Recently I've became an intern in company-name
and my internship task is(for now) create rasterization using rays.
I'm mostly interested in pure math, so basic ideas on how to do it I've caught up really fast: I need to find an intersection of a ray that starts in center of a pixel with a plane of a triangle, compute barycentric coordinates in order to understand whether the intersection point is in the triangle or not.
But when it comes to code realization, I'm getting stuck.
First of all, and probably my main "problem" is that I can't really understand what "camera" is really about. I know it might have a lot of different properties(so called "intrinsic" and "extrinsic"), but I just need a basic one. For now I understand this as an "eye" located somewhere in the space.
And here is the second "problem": I said, the camera is located somewhere in the space, but where is it really located? I really can't get how to put in in the space. Also, I need to put the "screen" somewhere in the space as well, preferably between the "eye" and object/scene(I'm considering pinhole camera as a primer model).

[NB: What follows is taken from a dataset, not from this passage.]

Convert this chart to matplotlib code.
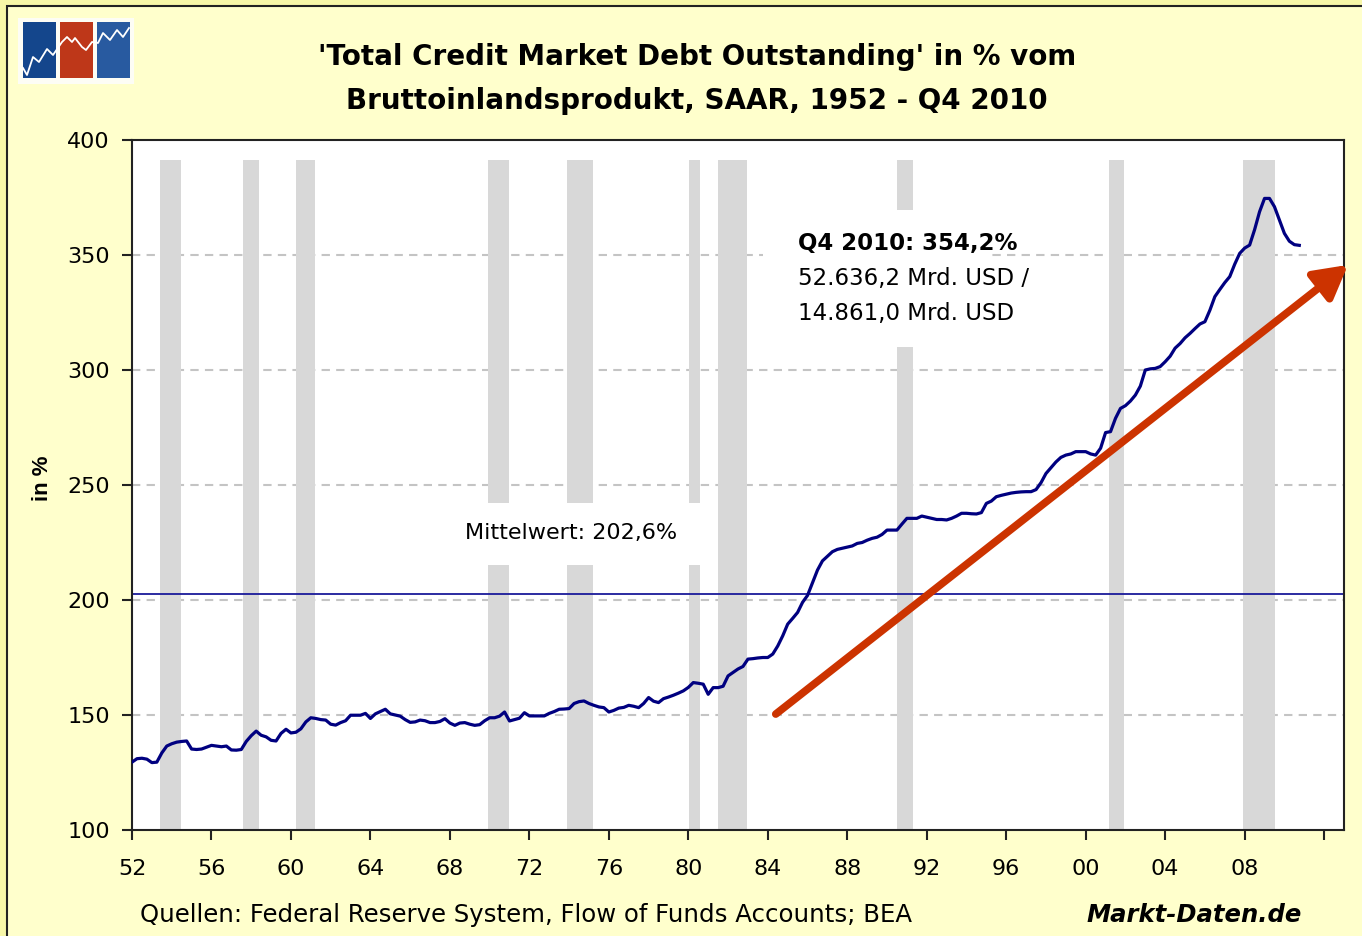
import numpy as np
import matplotlib.pyplot as plt
from matplotlib.patches import Rectangle

# Total Credit Market Debt in % of GDP, quarterly 1952Q1 - 2010Q4
debt_ratio = [
    129.5, 131.0, 131.2, 130.8,   # 1952
    129.3, 129.5, 133.5, 136.5,   # 1953
    137.5, 138.2, 138.5, 138.7,   # 1954
    135.2, 135.0, 135.2, 136.0,   # 1955
    136.8, 136.5, 136.2, 136.5,   # 1956
    134.8, 134.7, 135.0, 138.5,   # 1957
    141.0, 143.0, 141.2, 140.5,   # 1958
    139.0, 138.7, 142.0, 143.8,   # 1959
    142.2, 142.5, 144.0, 147.0,   # 1960
    148.8, 148.5, 148.0, 147.8,   # 1961
    146.0, 145.6, 146.7, 147.5,   # 1962
    149.9, 149.9, 149.9, 150.7,   # 1963
    148.5, 150.5, 151.5, 152.5,   # 1964
    150.5, 150.0, 149.5, 148.0,   # 1965
    146.8, 147.0, 147.8, 147.5,   # 1966
    146.7, 146.7, 147.2, 148.4,   # 1967
    146.5, 145.5, 146.5, 146.7,   # 1968
    146.0, 145.5, 145.8, 147.5,   # 1969
    148.8, 148.8, 149.5, 151.3,   # 1970
    147.4, 148.0, 148.6, 151.0,   # 1971
    149.6, 149.6, 149.6, 149.6,   # 1972
    150.7, 151.5, 152.5, 152.6,   # 1973
    152.8, 155.0, 155.8, 156.1,   # 1974
    155.0, 154.2, 153.5, 153.2,   # 1975
    151.3, 152.0, 153.0, 153.3,   # 1976
    154.2, 153.8, 153.2, 155.0,   # 1977
    157.6, 156.0, 155.4, 157.1,   # 1978
    157.8, 158.6, 159.5, 160.5,   # 1979
    162.0, 164.1, 163.8, 163.4,   # 1980
    159.0, 161.9, 161.9, 162.5,   # 1981
    167.0, 168.5, 170.0, 171.1,   # 1982
    174.3, 174.5, 174.8, 175.0,   # 1983
    175.0, 176.5, 180.0, 184.4,   # 1984
    189.5, 192.0, 194.6, 199.0,   # 1985
    202.0, 207.5, 213.0, 217.0,   # 1986
    219.0, 221.0, 222.0, 222.5,   # 1987
    223.0, 223.5, 224.6, 225.0,   # 1988
    226.0, 226.8, 227.3, 228.5,   # 1989
    230.4, 230.4, 230.4, 233.0,   # 1990
    235.5, 235.5, 235.5, 236.5,   # 1991
    236.0, 235.5, 235.0, 235.0,   # 1992
    234.8, 235.5, 236.5, 237.7,   # 1993
    237.7, 237.5, 237.4, 238.0,   # 1994
    242.0, 243.0, 244.9, 245.5,   # 1995
    246.0, 246.5, 246.8, 247.0,   # 1996
    247.1, 247.1, 248.0, 251.0,   # 1997
    255.0, 257.5, 260.0, 262.0,   # 1998
    263.0, 263.5, 264.5, 264.5,   # 1999
    264.5, 263.5, 263.0, 266.0,   # 2000
    272.8, 273.2, 279.0, 283.3,   # 2001
    284.5, 286.5, 289.1, 293.0,   # 2002
    300.0, 300.5, 300.7, 301.5,   # 2003
    303.6, 306.0, 309.5, 311.5,   # 2004
    314.0, 315.9, 318.0, 320.0,   # 2005
    321.0, 326.0, 331.9, 335.0,   # 2006
    338.0, 340.6, 346.0, 350.7,   # 2007
    353.0, 354.3, 361.0, 368.8,   # 2008
    374.6, 374.6, 371.0, 365.2,   # 2009
    359.4, 356.0, 354.5, 354.2,   # 2010
]
quarters = 1952 + np.arange(len(debt_ratio)) / 4

mittelwert = 202.6

# Rezessionen (Anfang, Ende) in Jahren
rez_start = [1953.4, 1957.6, 1960.25, 1969.9, 1973.9, 1980.05, 1981.5, 1990.5, 2001.15, 2007.9]
rez_ende = [1954.45, 1958.4, 1961.2, 1970.95, 1975.2, 1980.6, 1982.95, 1991.3, 2001.95, 2009.55]

x_ticks = np.arange(1952, 2013, 4)
x_labels = [f'{t % 100:02d}' if t < 2012 else '' for t in x_ticks]

# Pfeil (Trend)
pfeil_von = (1984.4, 150.4)
pfeil_bis = (2013.2, 345.7)

W, H = 1362, 936
GELB = '#FFFFCC'
NAVY = '#000080'
SCHRIFT = 'DejaVu Sans'


def fpx(x, y):
    return x / W, 1 - y / H


fig = plt.figure(figsize=(W / 100, H / 100), dpi=100, facecolor='#F7F7A8')
# innerer Hintergrund mit Rahmen
fig.patches.append(Rectangle(fpx(7, 940), (W + 10) / W, 934 / H, transform=fig.transFigure,
                             facecolor=GELB, edgecolor='#222222', lw=1.5, zorder=-5))

ax = fig.add_axes([132 / W, 1 - 830 / H, (1344 - 132) / W, (830 - 140) / H], zorder=2)
ax.set_facecolor('white')

for a, b in zip(rez_start, rez_ende):
    ax.bar((a + b) / 2, 391.3 - 100, width=b - a, bottom=100, color='#D8D8D8', zorder=1)

# weisse Felder hinter den Beschriftungen
ax.add_patch(Rectangle((1983.75, 310), 11.45, 59.6, facecolor='white', edgecolor='none', zorder=1.5))
ax.add_patch(Rectangle((1969.6, 215.2), 11.3, 27, facecolor='white', edgecolor='none', zorder=1.5))

ax.axhline(mittelwert, color='#1A1A9A', lw=1.3, zorder=2)
ax.plot(quarters, debt_ratio, color=NAVY, lw=2.3, zorder=3)

ax.set_xlim(1952, 2013)
ax.set_ylim(100, 400)
ax.set_yticks(np.arange(100, 401, 50))
ax.set_xticks(x_ticks)
ax.set_xticklabels(x_labels)
for y in range(150, 400, 50):
    ax.axhline(y, color='#C4C4C4', lw=1.5, ls=(0, (4, 3)), zorder=0.5)

for s in ax.spines.values():
    s.set_color('#222222')
    s.set_linewidth(1.5)
ax.tick_params(axis='both', direction='out', length=7, width=1.5, color='#222222',
               labelsize=16, labelfontfamily=SCHRIFT)
ax.tick_params(axis='x', pad=14)
ax.tick_params(axis='y', pad=9)

ax.text(1968.75, 229, 'Mittelwert: 202,6%', fontsize=16, family=SCHRIFT,
        ha='left', va='center', zorder=4)
ax.text(1985.5, 355.2, 'Q4 2010: 354,2%', fontsize=16.5, family=SCHRIFT,
        fontweight='bold', ha='left', va='center', zorder=4)
ax.text(1985.5, 339.7, '52.636,2 Mrd. USD /', fontsize=16.5, family=SCHRIFT,
        ha='left', va='center', zorder=4)
ax.text(1985.5, 324.5, '14.861,0 Mrd. USD', fontsize=16.5, family=SCHRIFT,
        ha='left', va='center', zorder=4)

ax.annotate('', xy=pfeil_bis, xytext=pfeil_von, annotation_clip=False,
            arrowprops=dict(arrowstyle='-|>,head_length=0.9,head_width=0.5', mutation_scale=22,
                            lw=5.5, color='#CC3300', shrinkA=0, shrinkB=0), zorder=5)

# Titel
fig.text(*fpx(697, 79), "'Total Credit Market Debt Outstanding' in % vom\n"
         "Bruttoinlandsprodukt, SAAR, 1952 - Q4 2010",
         ha='center', va='center', fontsize=20, fontweight='bold', family='DejaVu Sans',
         linespacing=1.7)
fig.text(*fpx(42, 478), 'in %', rotation=90, ha='center', va='center', fontsize=16,
         fontweight='bold', family='Liberation Sans')
fig.text(*fpx(140, 915), 'Quellen: Federal Reserve System, Flow of Funds Accounts; BEA',
         ha='left', va='center', fontsize=17.6, family=SCHRIFT)
fig.text(*fpx(1302, 915), 'Markt-Daten.de', ha='right', va='center', fontsize=17.5,
         fontweight='bold', style='italic', family='DejaVu Sans')

# Logo
fig.patches.append(Rectangle(fpx(18, 84), 116 / W, 66 / H, transform=fig.transFigure,
                             facecolor='#FDFDF5', edgecolor='none'))
for x0, farbe in zip([23, 60, 97], ['#14468C', '#BE3719', '#285AA0']):
    fig.patches.append(Rectangle(fpx(x0, 78), 33 / W, 56 / H, transform=fig.transFigure,
                                 facecolor=farbe, edgecolor='none'))
logo_x = [23, 27, 33, 39, 47, 53, 62, 67, 72, 75, 82, 86, 92, 98, 103, 110, 117, 123, 129]
logo_y = [68, 75, 57, 62, 49, 55, 42, 37, 42, 38, 47, 50, 42, 43, 33, 40, 30, 37, 28]
fig.add_artist(plt.Line2D(np.array(logo_x) / W, 1 - np.array(logo_y) / H,
                          transform=fig.transFigure, color='white', lw=1.3))

fig.savefig('out.png', dpi=100, facecolor=fig.get_facecolor())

For now, I do the following: I identify "eye" and "screen" as one object(going down to biology, "screen" is something like the cornea of a human eye). I scale my object/scene in $[-1,1]^3$, and put my "eye"/"screen" on the 2-sphere of radius $2\sqrt3$, because $[-1,1]^3$ is inside of this sphere. Therefore I can move my "camera" on the sphere, getting different camera positions. But I'm not quite sure that this is how it should be done.
So this are my problems, basically about the essence of camera(and so of screen) and its positions in the space. I hope someone will help me to tackle my confusion. Thanks.